▶

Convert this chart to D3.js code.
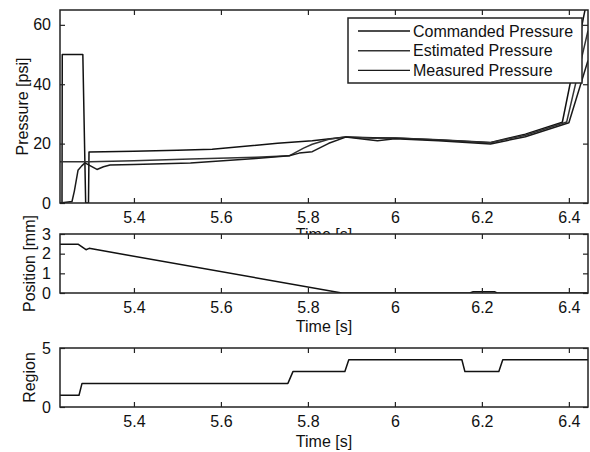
<!DOCTYPE html>
<html>
<head>
<meta charset="utf-8">
<script src="https://cdn.jsdelivr.net/npm/d3@7"></script>
<style>
  body { margin: 0; background: #fff; }
  svg { font-family: 'Liberation Sans', Arial, sans-serif; }
  .tick text { font-size: 16px; fill: #111; }
  .tick line { stroke: #222; stroke-width: 1.2; }
</style>
</head>
<body>
<svg id="chart" width="590" height="452"></svg>
<script>
// time axis shared by all three panels
const timeDomain = [5.23, 6.444];
const timeTicks = [5.4, 5.6, 5.8, 6, 6.2, 6.4];

const pressureTicks = [0, 20, 40, 60];
const positionTicks = [0, 1, 2, 3];
const regionTicks = [0, 5];

const legendLabels = ['Commanded Pressure', 'Estimated Pressure', 'Measured Pressure'];

// [time, psi]
const commandedPressure = [
  [5.23, 0], [5.2346, 0], [5.2352, 50], [5.2825, 50], [5.289, 0], [5.2955, 0],
  [5.2967, 17.2], [5.4, 17.4], [5.5, 17.8], [5.58, 18.1], [5.73, 20.1],
  [5.81, 21.0], [5.887, 22.2], [5.95, 22.0], [6.0, 21.9], [6.1, 21.3],
  [6.22, 20.4], [6.3, 23.2], [6.385, 27.2], [6.444, 70]
];
const estimatedPressure = [
  [5.23, 13.9], [5.3, 13.9], [5.4, 14.2], [5.53, 14.8], [5.68, 15.4],
  [5.757, 15.9], [5.79, 18.5], [5.81, 19.8], [5.848, 21.5], [5.887, 22.2],
  [5.95, 21.8], [6.0, 21.9], [6.1, 21.2], [6.22, 20.3], [6.3, 22.8],
  [6.395, 27.3], [6.444, 58]
];
const measuredPressure = [
  [5.23, 0], [5.2576, 0.5], [5.263, 4], [5.2714, 11], [5.28, 12.5],
  [5.2875, 13.5], [5.3, 12.5], [5.315, 11.3], [5.33, 12.2], [5.345, 12.8],
  [5.4, 13.0], [5.53, 13.5], [5.68, 15.0], [5.757, 15.9], [5.78, 16.8],
  [5.81, 17.3], [5.848, 20.1], [5.887, 22.2], [5.93, 21.5], [5.96, 21.0],
  [6.0, 21.6], [6.1, 21.0], [6.22, 19.9], [6.3, 22.3], [6.4, 27.0], [6.444, 48]
];

// [time, mm]
const position = [
  [5.23, 2.48], [5.2714, 2.48], [5.2898, 2.2], [5.297, 2.27], [5.878, 0],
  [6.172, 0], [6.18, 0.06], [6.23, 0.06], [6.235, 0], [6.444, 0]
];

// [time, region]
const region = [
  [5.23, 1], [5.2737, 1], [5.2806, 2], [5.754, 2], [5.7656, 3], [5.885, 3],
  [5.894, 4], [6.154, 4], [6.161, 3], [6.239, 3], [6.248, 4], [6.444, 4]
];

const svg = d3.select('#chart');
const left = 60, right = 588;
const fmt = d3.format('~g');

const x = d3.scaleLinear().domain(timeDomain).range([left, right]);

const panels = [
  { top: 10, bottom: 203, domain: [0, 65], ticks: pressureTicks, label: 'Pressure [psi]', labelX: 22,
    series: [commandedPressure, estimatedPressure, measuredPressure], timeY: 240 },
  { top: 234, bottom: 293, domain: [0, 3], ticks: positionTicks, label: 'Position [mm]', labelX: 29,
    series: [position], timeY: 332 },
  { top: 348, bottom: 407, domain: [0, 5], ticks: regionTicks, label: 'Region', labelX: 29,
    series: [region], timeY: 447 }
];

const lineColors = ['#111', '#333', '#1a1a1a'];

panels.forEach(function (p, i) {
  const y = d3.scaleLinear().domain(p.domain).range([p.bottom, p.top]);
  const g = svg.append('g');

  // white background so the next panel hides the label above it
  g.append('rect')
    .attr('x', left).attr('y', p.top)
    .attr('width', right - left).attr('height', p.bottom - p.top)
    .attr('fill', '#fff');

  g.append('clipPath').attr('id', 'clip' + i)
    .append('rect')
    .attr('x', left).attr('y', p.top)
    .attr('width', right - left).attr('height', p.bottom - p.top);

  const line = d3.line().x(d => x(d[0])).y(d => y(d[1]));

  g.append('g').attr('clip-path', 'url(#clip' + i + ')')
    .selectAll('path')
    .data(p.series)
    .join('path')
    .attr('d', line)
    .attr('fill', 'none')
    .attr('stroke', (d, j) => lineColors[j])
    .attr('stroke-width', 1.5)
    .attr('stroke-linejoin', 'round');

  // ticks point inwards on all four sides
  g.append('g')
    .attr('transform', `translate(0,${p.bottom})`)
    .call(d3.axisBottom(x).tickValues(timeTicks).tickFormat(fmt).tickSize(-5).tickSizeOuter(0).tickPadding(9))
    .call(a => a.select('.domain').remove());
  g.append('g')
    .attr('transform', `translate(0,${p.top})`)
    .call(d3.axisTop(x).tickValues(timeTicks).tickSize(-5).tickSizeOuter(0).tickFormat(''))
    .call(a => a.select('.domain').remove());
  g.append('g')
    .attr('transform', `translate(${left},0)`)
    .call(d3.axisLeft(y).tickValues(p.ticks).tickFormat(fmt).tickSize(-5).tickSizeOuter(0).tickPadding(9))
    .call(a => a.select('.domain').remove());
  g.append('g')
    .attr('transform', `translate(${right},0)`)
    .call(d3.axisRight(y).tickValues(p.ticks).tickSize(-5).tickSizeOuter(0).tickFormat(''))
    .call(a => a.select('.domain').remove());

  g.append('rect')
    .attr('x', left).attr('y', p.top)
    .attr('width', right - left).attr('height', p.bottom - p.top)
    .attr('fill', 'none').attr('stroke', '#222').attr('stroke-width', 1.5);

  g.append('text')
    .attr('transform', `translate(${p.labelX},${(p.top + p.bottom) / 2}) rotate(-90)`)
    .attr('text-anchor', 'middle')
    .attr('dy', '0.35em')
    .attr('font-size', 16)
    .attr('fill', '#111')
    .text(p.label);

  g.append('text')
    .attr('x', 324).attr('y', p.timeY)
    .attr('text-anchor', 'middle')
    .attr('font-size', 16)
    .attr('fill', '#111')
    .text('Time [s]');
});

// legend
const legend = svg.append('g');
legend.append('rect')
  .attr('x', 348).attr('y', 18).attr('width', 234).attr('height', 65)
  .attr('fill', '#fff').attr('stroke', '#222').attr('stroke-width', 1.5);

legend.selectAll('g.item')
  .data(legendLabels)
  .join('g')
  .attr('class', 'item')
  .attr('transform', (d, i) => `translate(0,${31 + i * 19.7})`)
  .each(function (d, i) {
    const item = d3.select(this);
    item.append('line')
      .attr('x1', 358).attr('x2', 410)
      .attr('stroke', lineColors[i]).attr('stroke-width', 1.4);
    item.append('text')
      .attr('x', 413).attr('dy', '0.36em')
      .attr('font-size', 16).attr('fill', '#111')
      .text(d);
  });
</script>
</body>
</html>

◀

In the data above, please extract the lines from the first one through the line with "const legendLabels = ['Commanded", exactly, and keep pictures out.

| REPLY TO THE TASK |
Convert this chart to D3.js code.
<!DOCTYPE html>
<html>
<head>
<meta charset="utf-8">
<script src="https://cdn.jsdelivr.net/npm/d3@7"></script>
<style>
  body { margin: 0; background: #fff; }
  svg { font-family: 'Liberation Sans', Arial, sans-serif; }
  .tick text { font-size: 16px; fill: #111; }
  .tick line { stroke: #222; stroke-width: 1.2; }
</style>
</head>
<body>
<svg id="chart" width="590" height="452"></svg>
<script>
// time axis shared by all three panels
const timeDomain = [5.23, 6.444];
const timeTicks = [5.4, 5.6, 5.8, 6, 6.2, 6.4];

const pressureTicks = [0, 20, 40, 60];
const positionTicks = [0, 1, 2, 3];
const regionTicks = [0, 5];

const legendLabels = ['Commanded Pressure', 'Estimated Pressure', 'Measured Pressure'];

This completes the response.